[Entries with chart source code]

:::

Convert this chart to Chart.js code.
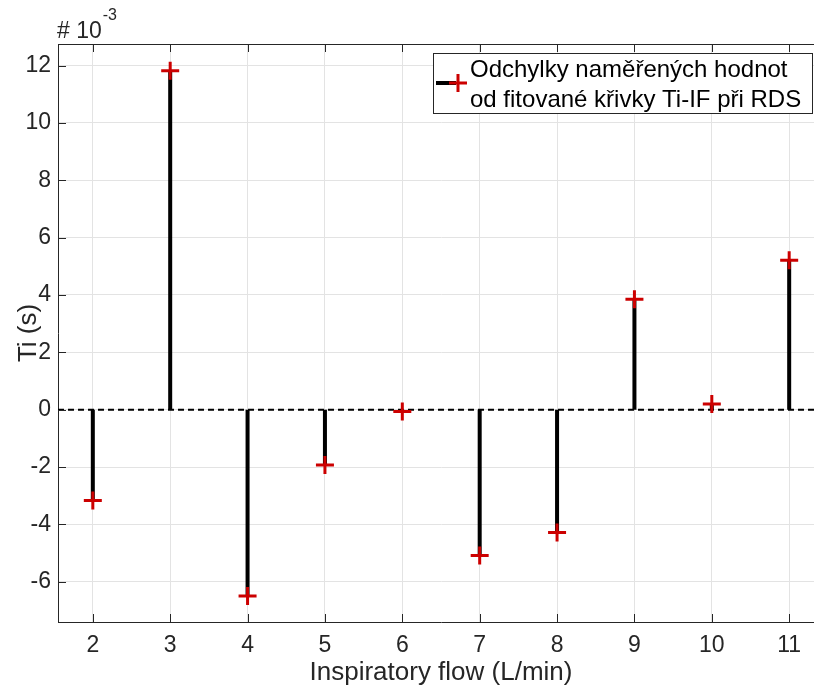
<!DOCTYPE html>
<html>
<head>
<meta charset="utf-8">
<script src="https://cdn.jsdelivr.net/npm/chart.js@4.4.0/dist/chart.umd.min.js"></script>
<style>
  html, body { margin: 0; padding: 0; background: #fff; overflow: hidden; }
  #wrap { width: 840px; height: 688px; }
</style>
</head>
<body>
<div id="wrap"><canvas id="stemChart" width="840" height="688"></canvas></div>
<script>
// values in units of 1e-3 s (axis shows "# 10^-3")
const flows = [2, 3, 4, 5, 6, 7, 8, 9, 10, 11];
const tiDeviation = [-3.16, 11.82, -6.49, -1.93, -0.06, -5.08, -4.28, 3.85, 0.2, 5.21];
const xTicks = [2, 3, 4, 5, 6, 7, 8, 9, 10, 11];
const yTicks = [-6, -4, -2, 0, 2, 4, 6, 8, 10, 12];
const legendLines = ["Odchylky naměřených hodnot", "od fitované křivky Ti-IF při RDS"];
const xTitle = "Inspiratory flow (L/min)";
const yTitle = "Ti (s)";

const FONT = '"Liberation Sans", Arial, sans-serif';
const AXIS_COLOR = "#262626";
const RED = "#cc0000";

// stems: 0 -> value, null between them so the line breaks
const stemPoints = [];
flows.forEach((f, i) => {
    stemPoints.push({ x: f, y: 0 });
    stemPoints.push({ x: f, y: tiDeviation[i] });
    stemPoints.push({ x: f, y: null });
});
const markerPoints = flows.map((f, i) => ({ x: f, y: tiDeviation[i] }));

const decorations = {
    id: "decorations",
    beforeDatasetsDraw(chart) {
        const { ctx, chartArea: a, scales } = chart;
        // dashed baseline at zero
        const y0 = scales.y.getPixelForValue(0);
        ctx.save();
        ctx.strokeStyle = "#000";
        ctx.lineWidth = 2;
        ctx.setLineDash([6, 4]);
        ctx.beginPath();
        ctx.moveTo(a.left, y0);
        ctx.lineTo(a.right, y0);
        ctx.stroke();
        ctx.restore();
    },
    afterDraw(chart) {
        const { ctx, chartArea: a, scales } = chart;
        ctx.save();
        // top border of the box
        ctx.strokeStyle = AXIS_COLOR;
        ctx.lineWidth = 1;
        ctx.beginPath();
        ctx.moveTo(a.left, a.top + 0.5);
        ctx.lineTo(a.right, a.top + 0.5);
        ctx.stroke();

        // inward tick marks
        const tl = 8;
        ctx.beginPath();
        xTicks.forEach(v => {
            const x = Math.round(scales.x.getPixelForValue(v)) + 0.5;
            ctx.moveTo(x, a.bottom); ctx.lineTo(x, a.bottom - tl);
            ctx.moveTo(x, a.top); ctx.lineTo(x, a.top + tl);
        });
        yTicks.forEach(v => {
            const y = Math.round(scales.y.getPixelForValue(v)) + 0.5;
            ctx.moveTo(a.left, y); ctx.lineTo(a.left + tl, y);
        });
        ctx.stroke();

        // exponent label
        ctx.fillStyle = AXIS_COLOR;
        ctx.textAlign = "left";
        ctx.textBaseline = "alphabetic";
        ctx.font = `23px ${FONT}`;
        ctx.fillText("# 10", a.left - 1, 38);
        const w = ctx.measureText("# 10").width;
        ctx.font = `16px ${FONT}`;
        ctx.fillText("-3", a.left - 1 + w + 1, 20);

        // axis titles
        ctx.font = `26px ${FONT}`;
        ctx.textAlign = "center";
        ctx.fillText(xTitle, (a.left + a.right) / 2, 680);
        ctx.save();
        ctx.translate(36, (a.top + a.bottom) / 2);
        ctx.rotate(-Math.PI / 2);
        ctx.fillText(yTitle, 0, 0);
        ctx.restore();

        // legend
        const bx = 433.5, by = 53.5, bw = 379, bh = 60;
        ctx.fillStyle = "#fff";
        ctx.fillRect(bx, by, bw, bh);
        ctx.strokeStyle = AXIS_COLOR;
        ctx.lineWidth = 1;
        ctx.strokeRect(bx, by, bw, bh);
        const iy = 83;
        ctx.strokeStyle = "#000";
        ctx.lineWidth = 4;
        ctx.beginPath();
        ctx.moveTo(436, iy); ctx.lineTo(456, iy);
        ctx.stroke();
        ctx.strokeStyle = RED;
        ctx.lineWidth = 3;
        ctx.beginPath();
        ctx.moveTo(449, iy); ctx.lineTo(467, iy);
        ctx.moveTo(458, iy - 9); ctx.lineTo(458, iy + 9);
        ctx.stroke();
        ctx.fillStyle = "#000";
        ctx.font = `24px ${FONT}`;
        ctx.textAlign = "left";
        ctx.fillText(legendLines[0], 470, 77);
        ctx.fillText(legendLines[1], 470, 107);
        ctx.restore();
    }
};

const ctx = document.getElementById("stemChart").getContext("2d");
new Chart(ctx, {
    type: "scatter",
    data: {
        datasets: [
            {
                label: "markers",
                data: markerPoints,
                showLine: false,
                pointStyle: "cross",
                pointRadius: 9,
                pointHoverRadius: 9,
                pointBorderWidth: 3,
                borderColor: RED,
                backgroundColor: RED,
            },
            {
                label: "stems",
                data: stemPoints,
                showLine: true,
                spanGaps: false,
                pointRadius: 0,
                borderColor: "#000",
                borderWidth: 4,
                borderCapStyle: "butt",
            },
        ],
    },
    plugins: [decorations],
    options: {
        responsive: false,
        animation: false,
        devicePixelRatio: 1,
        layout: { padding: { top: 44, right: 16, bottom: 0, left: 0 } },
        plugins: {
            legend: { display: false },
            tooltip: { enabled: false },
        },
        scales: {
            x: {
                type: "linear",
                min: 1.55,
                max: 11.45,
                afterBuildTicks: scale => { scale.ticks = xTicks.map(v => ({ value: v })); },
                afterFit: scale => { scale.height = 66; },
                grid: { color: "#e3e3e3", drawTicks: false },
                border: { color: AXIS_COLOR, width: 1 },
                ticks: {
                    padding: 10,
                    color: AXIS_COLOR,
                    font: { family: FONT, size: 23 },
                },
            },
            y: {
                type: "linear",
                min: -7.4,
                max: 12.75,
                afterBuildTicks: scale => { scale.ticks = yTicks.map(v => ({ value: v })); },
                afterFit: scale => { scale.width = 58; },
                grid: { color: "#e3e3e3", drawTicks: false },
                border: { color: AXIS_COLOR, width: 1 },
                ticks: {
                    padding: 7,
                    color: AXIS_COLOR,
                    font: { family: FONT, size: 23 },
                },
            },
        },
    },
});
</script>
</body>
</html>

:::

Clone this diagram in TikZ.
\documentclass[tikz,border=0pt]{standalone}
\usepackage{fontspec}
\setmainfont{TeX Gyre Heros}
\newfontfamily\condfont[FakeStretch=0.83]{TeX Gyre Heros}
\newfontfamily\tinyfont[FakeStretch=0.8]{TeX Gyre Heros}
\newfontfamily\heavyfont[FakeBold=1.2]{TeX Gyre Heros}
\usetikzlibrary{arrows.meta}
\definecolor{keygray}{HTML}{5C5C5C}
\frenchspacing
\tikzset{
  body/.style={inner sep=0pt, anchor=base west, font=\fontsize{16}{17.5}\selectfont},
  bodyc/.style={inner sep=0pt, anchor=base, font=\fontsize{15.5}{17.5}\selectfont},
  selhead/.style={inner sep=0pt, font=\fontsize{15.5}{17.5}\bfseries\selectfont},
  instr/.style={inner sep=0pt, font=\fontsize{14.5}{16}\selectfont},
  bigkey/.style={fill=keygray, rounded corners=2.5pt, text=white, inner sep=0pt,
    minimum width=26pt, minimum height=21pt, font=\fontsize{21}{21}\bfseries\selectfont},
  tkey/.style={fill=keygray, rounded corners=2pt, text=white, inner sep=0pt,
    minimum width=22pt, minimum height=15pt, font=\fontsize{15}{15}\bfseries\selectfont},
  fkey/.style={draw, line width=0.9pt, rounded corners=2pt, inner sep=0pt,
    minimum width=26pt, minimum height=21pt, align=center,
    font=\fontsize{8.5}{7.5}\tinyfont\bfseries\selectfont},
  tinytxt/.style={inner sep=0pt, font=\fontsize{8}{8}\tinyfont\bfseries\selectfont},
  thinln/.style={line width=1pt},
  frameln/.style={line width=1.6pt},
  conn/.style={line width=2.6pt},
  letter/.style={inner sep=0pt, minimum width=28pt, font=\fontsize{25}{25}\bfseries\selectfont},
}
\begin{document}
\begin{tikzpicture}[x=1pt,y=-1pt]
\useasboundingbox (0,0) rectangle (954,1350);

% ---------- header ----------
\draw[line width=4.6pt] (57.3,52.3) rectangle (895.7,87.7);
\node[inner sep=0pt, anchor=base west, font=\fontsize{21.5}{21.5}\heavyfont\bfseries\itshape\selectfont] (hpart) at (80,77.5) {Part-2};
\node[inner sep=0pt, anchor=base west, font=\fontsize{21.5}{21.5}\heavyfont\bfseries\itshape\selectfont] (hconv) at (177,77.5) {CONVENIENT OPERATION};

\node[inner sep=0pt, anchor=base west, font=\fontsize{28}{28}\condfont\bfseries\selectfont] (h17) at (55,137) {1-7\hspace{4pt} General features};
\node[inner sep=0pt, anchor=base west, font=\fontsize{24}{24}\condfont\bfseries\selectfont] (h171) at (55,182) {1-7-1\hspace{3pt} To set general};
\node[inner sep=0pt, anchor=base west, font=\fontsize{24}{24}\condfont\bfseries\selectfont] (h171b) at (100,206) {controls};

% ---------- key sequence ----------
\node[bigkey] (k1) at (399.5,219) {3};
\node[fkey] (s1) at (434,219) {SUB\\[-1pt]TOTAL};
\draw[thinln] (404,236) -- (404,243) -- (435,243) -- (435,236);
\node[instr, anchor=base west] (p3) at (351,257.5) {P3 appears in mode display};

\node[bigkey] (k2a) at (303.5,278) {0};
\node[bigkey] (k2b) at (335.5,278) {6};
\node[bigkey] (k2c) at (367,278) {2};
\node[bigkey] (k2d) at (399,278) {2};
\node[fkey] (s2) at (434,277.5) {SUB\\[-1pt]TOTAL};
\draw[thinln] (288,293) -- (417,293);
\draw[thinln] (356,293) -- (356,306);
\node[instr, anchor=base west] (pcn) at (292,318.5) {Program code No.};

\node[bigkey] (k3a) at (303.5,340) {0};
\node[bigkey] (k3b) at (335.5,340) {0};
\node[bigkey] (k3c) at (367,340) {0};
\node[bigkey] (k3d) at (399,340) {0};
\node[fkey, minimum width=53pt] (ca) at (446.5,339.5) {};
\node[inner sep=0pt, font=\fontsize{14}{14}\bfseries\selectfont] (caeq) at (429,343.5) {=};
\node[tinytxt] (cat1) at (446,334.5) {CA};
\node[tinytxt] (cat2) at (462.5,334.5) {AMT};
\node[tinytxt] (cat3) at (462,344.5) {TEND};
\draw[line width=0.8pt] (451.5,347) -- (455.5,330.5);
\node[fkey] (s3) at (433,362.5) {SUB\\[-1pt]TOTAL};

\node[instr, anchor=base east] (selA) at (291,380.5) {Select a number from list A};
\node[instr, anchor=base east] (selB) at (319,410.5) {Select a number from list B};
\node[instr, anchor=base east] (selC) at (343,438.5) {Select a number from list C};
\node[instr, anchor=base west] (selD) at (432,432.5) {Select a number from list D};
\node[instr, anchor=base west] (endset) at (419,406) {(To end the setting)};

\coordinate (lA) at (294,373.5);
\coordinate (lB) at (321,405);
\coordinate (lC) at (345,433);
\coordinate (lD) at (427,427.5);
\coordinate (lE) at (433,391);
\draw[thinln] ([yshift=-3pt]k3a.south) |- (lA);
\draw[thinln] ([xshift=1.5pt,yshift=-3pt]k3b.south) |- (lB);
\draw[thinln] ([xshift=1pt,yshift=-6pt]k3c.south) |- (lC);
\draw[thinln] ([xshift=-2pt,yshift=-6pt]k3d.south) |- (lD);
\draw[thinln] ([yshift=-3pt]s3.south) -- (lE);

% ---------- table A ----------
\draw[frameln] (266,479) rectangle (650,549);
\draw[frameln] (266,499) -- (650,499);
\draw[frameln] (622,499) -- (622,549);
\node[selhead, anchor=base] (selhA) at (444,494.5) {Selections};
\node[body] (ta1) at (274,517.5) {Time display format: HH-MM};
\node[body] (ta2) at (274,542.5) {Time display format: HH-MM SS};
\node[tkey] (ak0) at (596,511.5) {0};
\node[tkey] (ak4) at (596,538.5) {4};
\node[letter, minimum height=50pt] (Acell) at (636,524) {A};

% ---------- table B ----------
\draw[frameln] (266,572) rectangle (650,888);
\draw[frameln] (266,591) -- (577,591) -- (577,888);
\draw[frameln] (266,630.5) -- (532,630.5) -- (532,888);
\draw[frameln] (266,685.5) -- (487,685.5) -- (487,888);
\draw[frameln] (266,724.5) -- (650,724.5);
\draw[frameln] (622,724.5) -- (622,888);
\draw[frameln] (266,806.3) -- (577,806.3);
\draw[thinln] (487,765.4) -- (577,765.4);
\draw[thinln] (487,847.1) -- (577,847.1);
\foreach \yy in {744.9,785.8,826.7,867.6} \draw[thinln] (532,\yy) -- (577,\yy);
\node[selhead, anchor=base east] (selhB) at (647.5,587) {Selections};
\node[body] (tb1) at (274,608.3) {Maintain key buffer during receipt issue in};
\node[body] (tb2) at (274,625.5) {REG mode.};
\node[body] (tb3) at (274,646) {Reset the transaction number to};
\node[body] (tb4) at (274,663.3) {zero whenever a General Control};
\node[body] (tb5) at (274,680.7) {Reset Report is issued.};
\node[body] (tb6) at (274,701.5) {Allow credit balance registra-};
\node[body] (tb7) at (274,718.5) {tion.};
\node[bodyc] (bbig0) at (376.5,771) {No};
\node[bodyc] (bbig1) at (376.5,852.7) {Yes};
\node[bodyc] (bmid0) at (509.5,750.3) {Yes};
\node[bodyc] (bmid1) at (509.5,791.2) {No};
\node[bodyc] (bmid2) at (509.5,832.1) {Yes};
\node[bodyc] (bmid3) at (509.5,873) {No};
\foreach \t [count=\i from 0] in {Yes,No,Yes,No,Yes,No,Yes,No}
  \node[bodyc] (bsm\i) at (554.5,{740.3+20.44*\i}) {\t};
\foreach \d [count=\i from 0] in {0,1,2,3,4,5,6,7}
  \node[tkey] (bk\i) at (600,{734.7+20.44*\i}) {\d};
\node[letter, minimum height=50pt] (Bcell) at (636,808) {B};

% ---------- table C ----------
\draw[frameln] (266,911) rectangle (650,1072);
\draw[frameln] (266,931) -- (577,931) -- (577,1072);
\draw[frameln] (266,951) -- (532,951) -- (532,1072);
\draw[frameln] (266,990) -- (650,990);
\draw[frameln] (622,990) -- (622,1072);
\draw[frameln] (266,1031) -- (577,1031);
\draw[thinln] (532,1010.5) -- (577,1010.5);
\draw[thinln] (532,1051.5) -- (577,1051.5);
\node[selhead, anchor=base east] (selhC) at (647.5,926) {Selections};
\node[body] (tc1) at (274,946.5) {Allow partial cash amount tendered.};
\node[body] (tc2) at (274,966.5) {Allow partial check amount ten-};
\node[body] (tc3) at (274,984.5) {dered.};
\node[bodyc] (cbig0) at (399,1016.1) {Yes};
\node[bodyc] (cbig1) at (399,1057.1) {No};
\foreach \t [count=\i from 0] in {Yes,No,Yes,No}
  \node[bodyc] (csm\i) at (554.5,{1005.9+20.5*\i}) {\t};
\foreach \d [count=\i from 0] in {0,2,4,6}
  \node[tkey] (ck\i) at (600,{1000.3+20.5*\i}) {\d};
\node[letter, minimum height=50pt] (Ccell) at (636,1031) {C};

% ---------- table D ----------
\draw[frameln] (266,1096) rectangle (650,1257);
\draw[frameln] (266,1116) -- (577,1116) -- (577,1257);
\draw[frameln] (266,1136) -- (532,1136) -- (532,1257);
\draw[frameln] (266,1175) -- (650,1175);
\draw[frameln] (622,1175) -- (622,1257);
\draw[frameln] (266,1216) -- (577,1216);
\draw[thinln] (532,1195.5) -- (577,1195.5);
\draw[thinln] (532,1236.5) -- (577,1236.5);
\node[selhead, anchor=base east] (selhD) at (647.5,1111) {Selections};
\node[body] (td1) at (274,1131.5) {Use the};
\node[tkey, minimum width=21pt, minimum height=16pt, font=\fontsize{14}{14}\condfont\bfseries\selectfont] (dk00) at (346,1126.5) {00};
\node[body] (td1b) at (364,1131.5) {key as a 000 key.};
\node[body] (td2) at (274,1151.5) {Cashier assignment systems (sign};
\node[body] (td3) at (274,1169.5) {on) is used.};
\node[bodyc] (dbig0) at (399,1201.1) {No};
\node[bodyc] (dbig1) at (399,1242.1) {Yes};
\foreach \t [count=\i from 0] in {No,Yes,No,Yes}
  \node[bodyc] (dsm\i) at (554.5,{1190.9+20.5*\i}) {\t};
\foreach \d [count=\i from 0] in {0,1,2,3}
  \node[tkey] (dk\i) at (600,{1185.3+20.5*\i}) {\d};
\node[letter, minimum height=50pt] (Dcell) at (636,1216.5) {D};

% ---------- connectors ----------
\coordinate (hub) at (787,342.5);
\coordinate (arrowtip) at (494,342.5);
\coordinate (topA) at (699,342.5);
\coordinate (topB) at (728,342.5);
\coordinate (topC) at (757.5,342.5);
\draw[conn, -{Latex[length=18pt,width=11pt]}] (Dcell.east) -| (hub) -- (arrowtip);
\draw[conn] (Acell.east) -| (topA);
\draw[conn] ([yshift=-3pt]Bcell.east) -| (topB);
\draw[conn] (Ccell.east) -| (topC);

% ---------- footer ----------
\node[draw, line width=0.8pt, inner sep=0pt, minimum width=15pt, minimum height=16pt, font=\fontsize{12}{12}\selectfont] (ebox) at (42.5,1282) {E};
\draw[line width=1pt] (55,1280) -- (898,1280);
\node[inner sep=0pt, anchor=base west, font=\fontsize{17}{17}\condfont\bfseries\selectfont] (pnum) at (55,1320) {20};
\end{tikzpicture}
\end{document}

:::

**WRITTEN INSTRUCTION**
Copy out each line in the listing that has the word "this".

**RESPONSE TO THE TASK**
Convert this chart to Chart.js code.
Clone this diagram in TikZ.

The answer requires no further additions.